Chipping and pitching at Augusta National doesn’t not allow for much margin of error, and the scrutiny figures to be at a high level even by Woods’ standards.
“The first little pitch shot he’s got to hit — not chip shot, the first little pitch shot he’s got to hit — will be microanalyzed, and he knows that,” said Paul Azinger, a former PGA champion and now ESPN analyst. “There’s a big microscope on that guy. I don’t think he’d show up unless he feels like he solved that problem.”
When he skipped the Arnold Palmer Invitational at Bay Hill, Woods said he hoped to be ready for the Masters and would continue working.
There have been secondhand reports that Woods was playing a lot at his home club, The Medalist, in South Florida. Golfweek cited a source as saying Woods shot 74 with five birdies when he played Augusta National on Tuesday.

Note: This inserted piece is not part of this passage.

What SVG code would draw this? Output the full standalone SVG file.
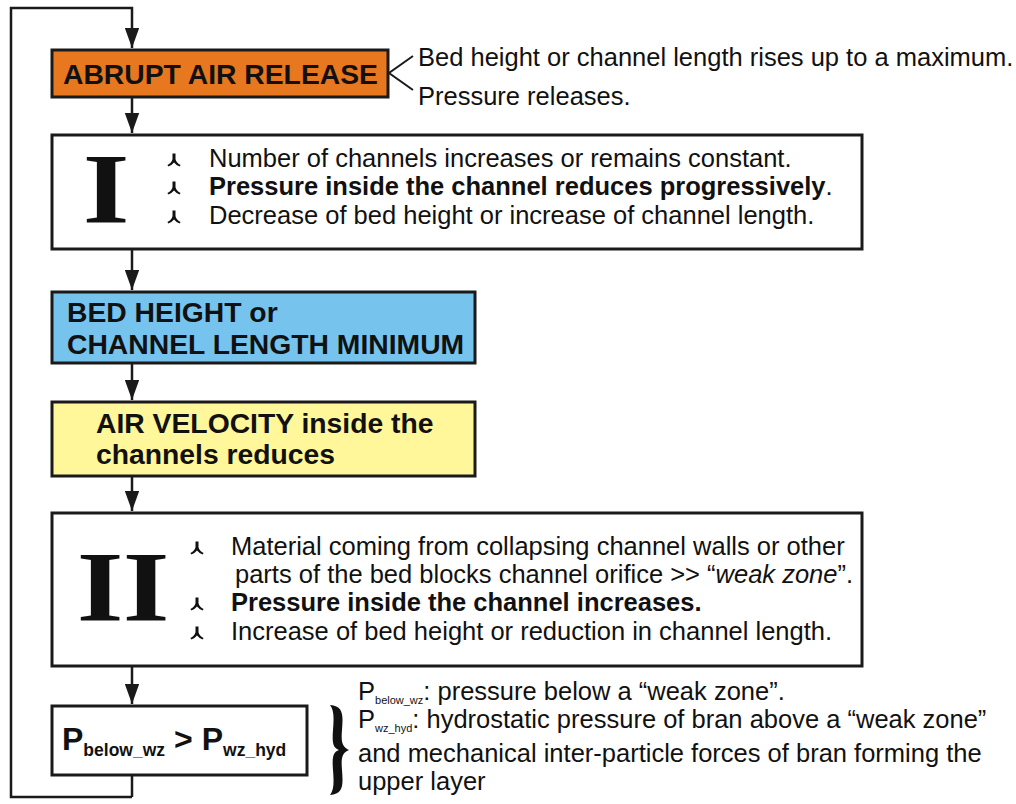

Woods has his own practice facility in the backyard of his home in Jupiter Island, Florida. Going from a private setting to some 35,000 fans figures to be the biggest challenge.
“All we see with Tiger is the tip of the iceberg,” Azinger said. “And what we don’t know is what’s under the tip of the iceberg. How hard has he worked on being the best player, not the best swinger? That’s what we don’t know.”
Starting Thursday, that’s what everyone gets to find out.
Westgate Las Vegas Superbook listed odds for Woods winning at 40-1.